Last week, I talked about the challenges of the omnichannel customer experience landscape. This time around I will talk about some of the best practices of measuring the omnichannel customer experience.
The winners at omnichannel customer service will be those who start by measuring the customer experience and then utilize voice of customer data to help them define and (in the long run) refine their omnichannel strategies. Many companies have started on this journey and not too many have yet completed it.
We cannot manage what we don’t measure. And we cannot improve what we are not measuring, because we won’t know if the changes lead to improvement if we are not measuring the customer experience.
Here are five primary best practices that will aid companies in achieving a successful level of customer satisfaction throughout the organization:
No matter what channel an issue arises in, deal with service issues the same way every time. It will take some work to ensure that policies and protocol are outlined thoroughly and are consistent across the organization, but to the customer it will mean the difference between a satisfying, productive experience and a confusing, frustrating one.
Regardless of where the transaction or service was initiated, it should not hamper how an organization deals with its customers. It is rare that a customer engages with a brand through a single channel (web, mobile, store, contact center, etc.). So, if customers feel they get a better outcome online versus the contact center, they will notice and it can result in a negative overall experience.
While there are occasions where product availability will vary by channel, it is essential to make it very clear to consumers where and how they can find what they are looking for. By setting expectations, a company avoids creating unnecessary disappointment.
A company needs to break down its internal organizational barriers in order to address the challenges of omnichannel customer service. For example, a simple transaction in which a customer purchases a product online and returns it in-store can create issues within a financial system that has not been structured to accommodate the fluidity between channels. By avoiding the constraints of internal structures, metrics and internal processes, an organization will be primed for omnichannel success.
Measuring the customer experience using a proven methodology that applies science to the art of voice of customer measurement is critical for companies having success in extending customer care across all channels. Traditional behavioral metrics struggle with omnichannel experiences.
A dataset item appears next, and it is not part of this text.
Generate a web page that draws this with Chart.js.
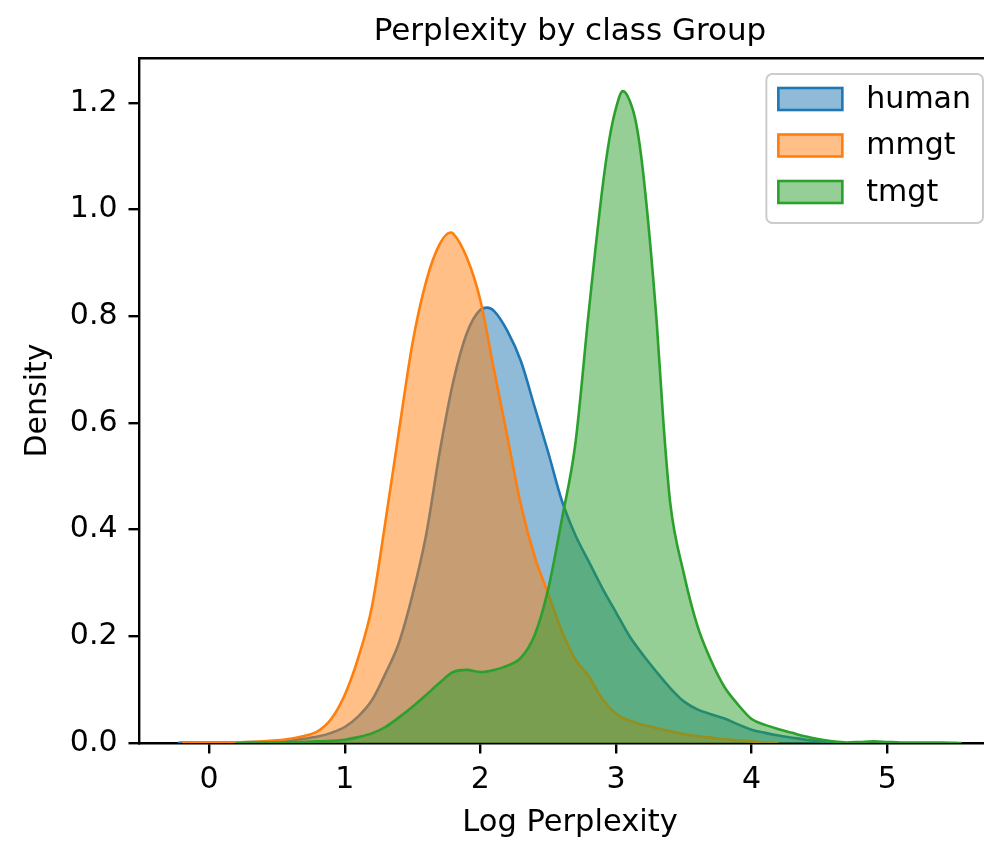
<!DOCTYPE html>
<html>
<head>
<meta charset="utf-8">
<title>Perplexity by class Group</title>
<script src="https://cdn.jsdelivr.net/npm/chart.js@4.4.0/dist/chart.umd.min.js"></script>
<style>
    html, body { margin: 0; padding: 0; background: #fff; overflow: hidden; }
    #chart { display: block; }
</style>
</head>
<body>
<canvas id="chart" width="1003" height="841"></canvas>
<script>
/* ── data ── */

const xTicks = [0, 1, 2, 3, 4, 5];
const yTicks = [0, 0.2, 0.4, 0.6, 0.8, 1.0, 1.2];

const humanX = [-0.23, -0.2, -0.1, 0.0, 0.1, 0.2, 0.3, 0.4, 0.5, 0.6, 0.7, 0.8, 0.9, 1.0, 1.1, 1.2, 1.3, 1.4, 1.5, 1.6,
    1.7, 1.8, 1.9, 2.0, 2.05, 2.1, 2.2, 2.3, 2.4, 2.5, 2.6, 2.7, 2.8, 2.9, 3.0, 3.1, 3.2, 3.3, 3.4, 3.5,
    3.6, 3.7, 3.8, 3.9, 4.0, 4.1, 4.2, 4.3, 4.4, 4.5, 4.6, 4.7];
const humanY = [0, 0.001, 0.001, 0.001, 0.001, 0.001, 0.002, 0.002, 0.003, 0.005, 0.008, 0.012, 0.019, 0.03, 0.05, 0.08, 0.13, 0.188, 0.278, 0.39,
    0.545, 0.677, 0.768, 0.812, 0.816, 0.81, 0.772, 0.715, 0.63, 0.545, 0.455, 0.39, 0.34, 0.29, 0.245, 0.2, 0.165, 0.133, 0.103, 0.078,
    0.063, 0.054, 0.046, 0.035, 0.025, 0.019, 0.014, 0.01, 0.006, 0.003, 0.001, 0];

const mmgtX = [-0.2, -0.1, 0.0, 0.1, 0.2, 0.3, 0.4, 0.5, 0.6, 0.7, 0.8, 0.9, 1.0, 1.1, 1.2, 1.3, 1.4, 1.5, 1.6, 1.7,
    1.78, 1.8, 1.9, 2.0, 2.1, 2.2, 2.3, 2.4, 2.5, 2.6, 2.7, 2.8, 2.9, 3.0, 3.1, 3.2, 3.3, 3.4, 3.5, 3.6,
    3.7, 3.8, 3.9, 4.0, 4.1, 4.2];
const mmgtY = [0, 0.001, 0.001, 0.001, 0.001, 0.002, 0.003, 0.005, 0.008, 0.013, 0.022, 0.045, 0.09, 0.16, 0.255, 0.415, 0.585, 0.75, 0.865, 0.935,
    0.957, 0.955, 0.91, 0.83, 0.70, 0.573, 0.445, 0.35, 0.28, 0.21, 0.157, 0.125, 0.082, 0.055, 0.042, 0.034, 0.028, 0.022, 0.017, 0.013,
    0.01, 0.007, 0.005, 0.003, 0.001, 0];

const tmgtX = [0.2, 0.3, 0.4, 0.5, 0.6, 0.7, 0.8, 0.9, 1.0, 1.1, 1.2, 1.3, 1.4, 1.5, 1.6, 1.7, 1.8, 1.9, 2.0, 2.1,
    2.2, 2.3, 2.4, 2.5, 2.6, 2.7, 2.8, 2.9, 2.95, 3.0, 3.05, 3.1, 3.15, 3.2, 3.3, 3.35, 3.4, 3.5, 3.6, 3.7,
    3.8, 3.9, 4.0, 4.1, 4.2, 4.3, 4.4, 4.5, 4.6, 4.7, 4.8, 4.9, 5.0, 5.1, 5.2, 5.3, 5.4, 5.55];
const tmgtY = [0, 0.001, 0.001, 0.001, 0.002, 0.002, 0.003, 0.004, 0.006, 0.011, 0.018, 0.03, 0.048, 0.068, 0.09, 0.113, 0.133, 0.137, 0.133, 0.137,
    0.145, 0.16, 0.202, 0.288, 0.418, 0.56, 0.81, 1.04, 1.13, 1.19, 1.222, 1.205, 1.16, 1.07, 0.79, 0.6, 0.45, 0.318, 0.22, 0.155,
    0.105, 0.072, 0.045, 0.034, 0.026, 0.019, 0.012, 0.007, 0.003, 0.001, 0.002, 0.003, 0.002, 0.001, 0.001, 0.001, 0.001, 0];

const labels = ['human', 'mmgt', 'tmgt'];
const colors = ['#1f77b4', '#ff7f0e', '#2ca02c'];
const fills = ['rgba(31,119,180,0.5)', 'rgba(255,127,14,0.5)', 'rgba(44,160,44,0.5)'];

const FONT = 'DejaVu Sans';
const INK = '#000';

const toPoints = (xs, ys) => xs.map((x, i) => ({ x, y: ys[i] }));

/* ── frame + legend, drawn the matplotlib way ── */
const mplDecor = {
    id: 'mplDecor',
    afterDraw(chart) {
        const { ctx, chartArea: a } = chart;
        ctx.save();

        // right spine (top/left/bottom come from the axes)
        ctx.strokeStyle = INK;
        ctx.lineWidth = 2.4;
        ctx.beginPath();
        ctx.moveTo(a.right, a.top);
        ctx.lineTo(a.right, a.bottom);
        ctx.stroke();

        // legend box in the upper right corner
        ctx.font = `30px "${FONT}"`;
        const textW = Math.max(...labels.map(t => ctx.measureText(t).width));
        const pad = 12, sw = 64, sh = 22, gap = 24, row = 46.5;
        const w = pad + sw + gap + textW + pad;
        const h = 149;
        const left = a.right - 18 - w;
        const top = a.top + 16;

        ctx.fillStyle = 'rgba(255,255,255,0.8)';
        ctx.strokeStyle = '#cccccc';
        ctx.lineWidth = 2;
        ctx.beginPath();
        ctx.roundRect(left, top, w, h, 6);
        ctx.fill();
        ctx.stroke();

        chart.data.datasets.forEach((ds, i) => {
            const cy = top + 25 + i * row;
            ctx.fillStyle = ds.backgroundColor;
            ctx.fillRect(left + pad, cy - sh / 2, sw, sh);
            ctx.strokeStyle = ds.borderColor;
            ctx.lineWidth = 2.6;
            ctx.strokeRect(left + pad, cy - sh / 2, sw, sh);

            ctx.fillStyle = INK;
            ctx.textBaseline = 'middle';
            ctx.textAlign = 'left';
            ctx.fillText(ds.label, left + pad + sw + gap, cy + 1);
        });
        ctx.restore();
    },
};

const datasets = [
    toPoints(humanX, humanY),
    toPoints(mmgtX, mmgtY),
    toPoints(tmgtX, tmgtY),
].map((data, i) => ({
    label: labels[i],
    data,
    borderColor: colors[i],
    backgroundColor: fills[i],
    borderWidth: 2.6,
    fill: 'origin',
    pointRadius: 0,
    cubicInterpolationMode: 'monotone',
    order: 3 - i, // human at the bottom, tmgt on top
}));

const tickGrid = {
    drawOnChartArea: false,
    drawTicks: true,
    tickLength: 10.5,
    color: INK,
    lineWidth: 2.4,
};
const spine = { display: true, color: INK, width: 2.4 };

new Chart(document.getElementById('chart'), {
    type: 'line',
    data: { datasets },
    plugins: [mplDecor],
    options: {
        responsive: false,
        animation: false,
        events: [],
        layout: { padding: { left: 0, right: 2, top: 0, bottom: 0 } },
        plugins: {
            legend: { display: false },
            tooltip: { enabled: false },
            title: { display: false },
        },
        scales: {
            x: {
                type: 'linear',
                position: 'bottom',
                min: -0.517,
                max: 5.839,
                afterBuildTicks: s => { s.ticks = xTicks.map(v => ({ value: v })); },
                afterFit: s => { s.height = 98; },
                ticks: { font: { family: FONT, size: 30 }, color: INK, padding: 9, callback: v => String(v) },
                grid: tickGrid,
                border: spine,
                title: {
                    display: true,
                    text: 'Log Perplexity',
                    font: { family: FONT, size: 30.5 },
                    color: INK,
                    padding: { top: 0, bottom: 0 },
                },
            },
            top: {
                type: 'linear',
                position: 'top',
                min: -0.517,
                max: 5.839,
                afterFit: s => { s.height = 58; },
                ticks: { display: false },
                grid: { display: false, drawTicks: false },
                border: spine,
                title: {
                    display: true,
                    text: 'Perplexity by class Group',
                    font: { family: FONT, size: 31 },
                    color: INK,
                    padding: { top: 13, bottom: 0 },
                },
            },
            y: {
                min: 0,
                max: 1.284,
                afterBuildTicks: s => { s.ticks = yTicks.map(v => ({ value: v })); },
                afterFit: s => { s.width = 139; },
                ticks: { font: { family: FONT, size: 30 }, color: INK, padding: 11, callback: v => v.toFixed(1) },
                grid: tickGrid,
                border: spine,
                title: {
                    display: true,
                    text: 'Density',
                    font: { family: FONT, size: 30 },
                    color: INK,
                    padding: { top: 20, bottom: 0 },
                },
            },
        },
    },
});
</script>
</body>
</html>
Only by truly understanding how the customer evaluates the experience can executives know if they are meeting the needs and expectations of their customers.
Next year is likely to mark the beginning of the serious exploration phase for forward-thinking companies. The importance of omnichannel services is coming to the forefront and yet the advances will likely be minimal and sporadic. I would fully expect that the omnichannel leaders we will see emerge in 2014 will be those who are providing the best customer experience, earning loyalty, and rising above channels and constraints within the organization to deliver a level of service that is truly channel agnostic.
In 2014, we will continue to see the increasing importance of measuring the customer experience, because that is the key driver of loyalty, retention and upsell – all key drivers of business success. The next frontier for customer experience measurement is to not only measure within the channel but to also be able to measure the omnichannel experience. Again, those organizations that are having the most success doing this will be at the forefront of their industry.